### GIVEN INFORMATION:
● ● ●

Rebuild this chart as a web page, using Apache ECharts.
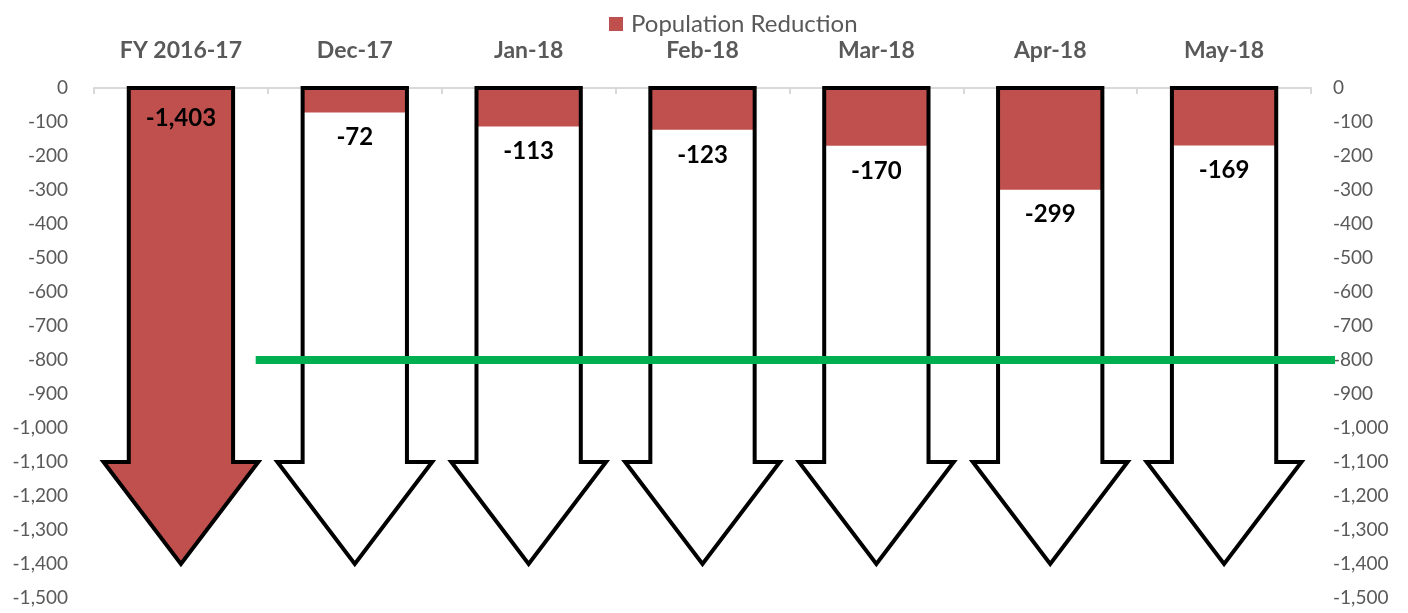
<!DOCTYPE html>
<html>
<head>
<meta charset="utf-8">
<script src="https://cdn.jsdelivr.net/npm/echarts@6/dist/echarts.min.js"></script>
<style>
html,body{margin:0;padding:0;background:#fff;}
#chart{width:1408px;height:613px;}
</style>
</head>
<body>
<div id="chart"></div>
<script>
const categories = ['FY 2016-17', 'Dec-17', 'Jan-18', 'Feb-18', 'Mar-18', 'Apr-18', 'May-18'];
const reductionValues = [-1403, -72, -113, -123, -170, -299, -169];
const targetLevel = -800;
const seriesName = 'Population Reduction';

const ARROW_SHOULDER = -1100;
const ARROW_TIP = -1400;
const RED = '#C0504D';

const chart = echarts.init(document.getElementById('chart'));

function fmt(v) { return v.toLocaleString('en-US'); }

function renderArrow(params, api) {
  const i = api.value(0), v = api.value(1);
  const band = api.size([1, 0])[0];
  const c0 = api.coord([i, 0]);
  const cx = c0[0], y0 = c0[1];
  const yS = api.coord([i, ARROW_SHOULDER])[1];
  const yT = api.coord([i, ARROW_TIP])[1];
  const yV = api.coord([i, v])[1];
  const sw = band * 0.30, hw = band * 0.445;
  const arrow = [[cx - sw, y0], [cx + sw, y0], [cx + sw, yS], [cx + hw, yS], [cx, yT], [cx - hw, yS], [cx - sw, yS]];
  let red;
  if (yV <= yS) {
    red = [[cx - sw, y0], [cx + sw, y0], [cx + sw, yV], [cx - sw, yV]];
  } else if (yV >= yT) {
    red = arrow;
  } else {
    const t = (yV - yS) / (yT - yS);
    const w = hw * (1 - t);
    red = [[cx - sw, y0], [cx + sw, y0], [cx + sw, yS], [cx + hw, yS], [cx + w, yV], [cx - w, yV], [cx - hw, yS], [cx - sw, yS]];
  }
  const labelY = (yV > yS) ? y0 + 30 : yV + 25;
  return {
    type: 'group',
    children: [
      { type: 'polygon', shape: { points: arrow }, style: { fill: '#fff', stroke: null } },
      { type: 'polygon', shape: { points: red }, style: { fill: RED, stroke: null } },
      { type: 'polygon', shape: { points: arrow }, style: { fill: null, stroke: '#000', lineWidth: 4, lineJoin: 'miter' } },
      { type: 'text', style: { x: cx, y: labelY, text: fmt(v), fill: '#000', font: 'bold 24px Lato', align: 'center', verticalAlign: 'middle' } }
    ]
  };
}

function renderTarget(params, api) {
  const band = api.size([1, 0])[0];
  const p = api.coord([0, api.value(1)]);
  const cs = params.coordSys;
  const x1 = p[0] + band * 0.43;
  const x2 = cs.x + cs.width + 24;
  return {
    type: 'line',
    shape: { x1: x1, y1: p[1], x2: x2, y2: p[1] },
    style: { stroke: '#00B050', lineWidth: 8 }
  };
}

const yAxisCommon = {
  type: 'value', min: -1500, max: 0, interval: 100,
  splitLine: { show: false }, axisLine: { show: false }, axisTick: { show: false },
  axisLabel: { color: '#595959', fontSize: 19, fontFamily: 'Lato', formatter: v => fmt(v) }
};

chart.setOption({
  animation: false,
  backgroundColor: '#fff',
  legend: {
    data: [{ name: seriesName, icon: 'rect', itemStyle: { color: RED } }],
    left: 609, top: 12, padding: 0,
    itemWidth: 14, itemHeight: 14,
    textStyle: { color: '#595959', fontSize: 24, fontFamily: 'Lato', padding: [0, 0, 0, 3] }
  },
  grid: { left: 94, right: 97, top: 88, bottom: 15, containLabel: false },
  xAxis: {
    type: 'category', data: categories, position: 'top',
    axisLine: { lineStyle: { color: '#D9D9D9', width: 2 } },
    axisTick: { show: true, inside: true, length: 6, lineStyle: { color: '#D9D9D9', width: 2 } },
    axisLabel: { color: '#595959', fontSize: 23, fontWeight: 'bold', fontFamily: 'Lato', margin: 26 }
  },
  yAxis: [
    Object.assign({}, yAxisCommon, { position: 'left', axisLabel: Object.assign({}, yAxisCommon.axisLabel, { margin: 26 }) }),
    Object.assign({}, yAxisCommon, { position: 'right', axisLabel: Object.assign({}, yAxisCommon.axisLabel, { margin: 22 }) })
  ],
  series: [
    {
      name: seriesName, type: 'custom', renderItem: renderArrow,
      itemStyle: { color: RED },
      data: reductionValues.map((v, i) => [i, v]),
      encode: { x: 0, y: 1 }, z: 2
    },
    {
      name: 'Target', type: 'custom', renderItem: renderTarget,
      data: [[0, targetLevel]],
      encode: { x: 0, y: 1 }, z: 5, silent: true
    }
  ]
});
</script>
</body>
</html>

● ● ●

### GOAL:
Restate the data above word for word. Skip every picture.

### EXPECTED OUTPUT:
Rebuild this chart as a web page, using Apache ECharts.
<!DOCTYPE html>
<html>
<head>
<meta charset="utf-8">
<script src="https://cdn.jsdelivr.net/npm/echarts@6/dist/echarts.min.js"></script>
<style>
html,body{margin:0;padding:0;background:#fff;}
#chart{width:1408px;height:613px;}
</style>
</head>
<body>
<div id="chart"></div>
<script>
const categories = ['FY 2016-17', 'Dec-17', 'Jan-18', 'Feb-18', 'Mar-18', 'Apr-18', 'May-18'];
const reductionValues = [-1403, -72, -113, -123, -170, -299, -169];
const targetLevel = -800;
const seriesName = 'Population Reduction';

const ARROW_SHOULDER = -1100;
const ARROW_TIP = -1400;
const RED = '#C0504D';

const chart = echarts.init(document.getElementById('chart'));

function fmt(v) { return v.toLocaleString('en-US'); }

function renderArrow(params, api) {
  const i = api.value(0), v = api.value(1);
  const band = api.size([1, 0])[0];
  const c0 = api.coord([i, 0]);
  const cx = c0[0], y0 = c0[1];
  const yS = api.coord([i, ARROW_SHOULDER])[1];
  const yT = api.coord([i, ARROW_TIP])[1];
  const yV = api.coord([i, v])[1];
  const sw = band * 0.30, hw = band * 0.445;
  const arrow = [[cx - sw, y0], [cx + sw, y0], [cx + sw, yS], [cx + hw, yS], [cx, yT], [cx - hw, yS], [cx - sw, yS]];
  let red;
  if (yV <= yS) {
    red = [[cx - sw, y0], [cx + sw, y0], [cx + sw, yV], [cx - sw, yV]];
  } else if (yV >= yT) {
    red = arrow;
  } else {
    const t = (yV - yS) / (yT - yS);
    const w = hw * (1 - t);
    red = [[cx - sw, y0], [cx + sw, y0], [cx + sw, yS], [cx + hw, yS], [cx + w, yV], [cx - w, yV], [cx - hw, yS], [cx - sw, yS]];
  }
  const labelY = (yV > yS) ? y0 + 30 : yV + 25;
  return {
    type: 'group',
    children: [
      { type: 'polygon', shape: { points: arrow }, style: { fill: '#fff', stroke: null } },
      { type: 'polygon', shape: { points: red }, style: { fill: RED, stroke: null } },
      { type: 'polygon', shape: { points: arrow }, style: { fill: null, stroke: '#000', lineWidth: 4, lineJoin: 'miter' } },
      { type: 'text', style: { x: cx, y: labelY, text: fmt(v), fill: '#000', font: 'bold 24px Lato', align: 'center', verticalAlign: 'middle' } }
    ]
  };
}

function renderTarget(params, api) {
  const band = api.size([1, 0])[0];
  const p = api.coord([0, api.value(1)]);
  const cs = params.coordSys;
  const x1 = p[0] + band * 0.43;
  const x2 = cs.x + cs.width + 24;
  return {
    type: 'line',
    shape: { x1: x1, y1: p[1], x2: x2, y2: p[1] },
    style: { stroke: '#00B050', lineWidth: 8 }
  };
}

const yAxisCommon = {
  type: 'value', min: -1500, max: 0, interval: 100,
  splitLine: { show: false }, axisLine: { show: false }, axisTick: { show: false },
  axisLabel: { color: '#595959', fontSize: 19, fontFamily: 'Lato', formatter: v => fmt(v) }
};

chart.setOption({
  animation: false,
  backgroundColor: '#fff',
  legend: {
    data: [{ name: seriesName, icon: 'rect', itemStyle: { color: RED } }],
    left: 609, top: 12, padding: 0,
    itemWidth: 14, itemHeight: 14,
    textStyle: { color: '#595959', fontSize: 24, fontFamily: 'Lato', padding: [0, 0, 0, 3] }
  },
  grid: { left: 94, right: 97, top: 88, bottom: 15, containLabel: false },
  xAxis: {
    type: 'category', data: categories, position: 'top',
    axisLine: { lineStyle: { color: '#D9D9D9', width: 2 } },
    axisTick: { show: true, inside: true, length: 6, lineStyle: { color: '#D9D9D9', width: 2 } },
    axisLabel: { color: '#595959', fontSize: 23, fontWeight: 'bold', fontFamily: 'Lato', margin: 26 }
  },
  yAxis: [
    Object.assign({}, yAxisCommon, { position: 'left', axisLabel: Object.assign({}, yAxisCommon.axisLabel, { margin: 26 }) }),
    Object.assign({}, yAxisCommon, { position: 'right', axisLabel: Object.assign({}, yAxisCommon.axisLabel, { margin: 22 }) })
  ],
  series: [
    {
      name: seriesName, type: 'custom', renderItem: renderArrow,
      itemStyle: { color: RED },
      data: reductionValues.map((v, i) => [i, v]),
      encode: { x: 0, y: 1 }, z: 2
    },
    {
      name: 'Target', type: 'custom', renderItem: renderTarget,
      data: [[0, targetLevel]],
      encode: { x: 0, y: 1 }, z: 5, silent: true
    }
  ]
});
</script>
</body>
</html>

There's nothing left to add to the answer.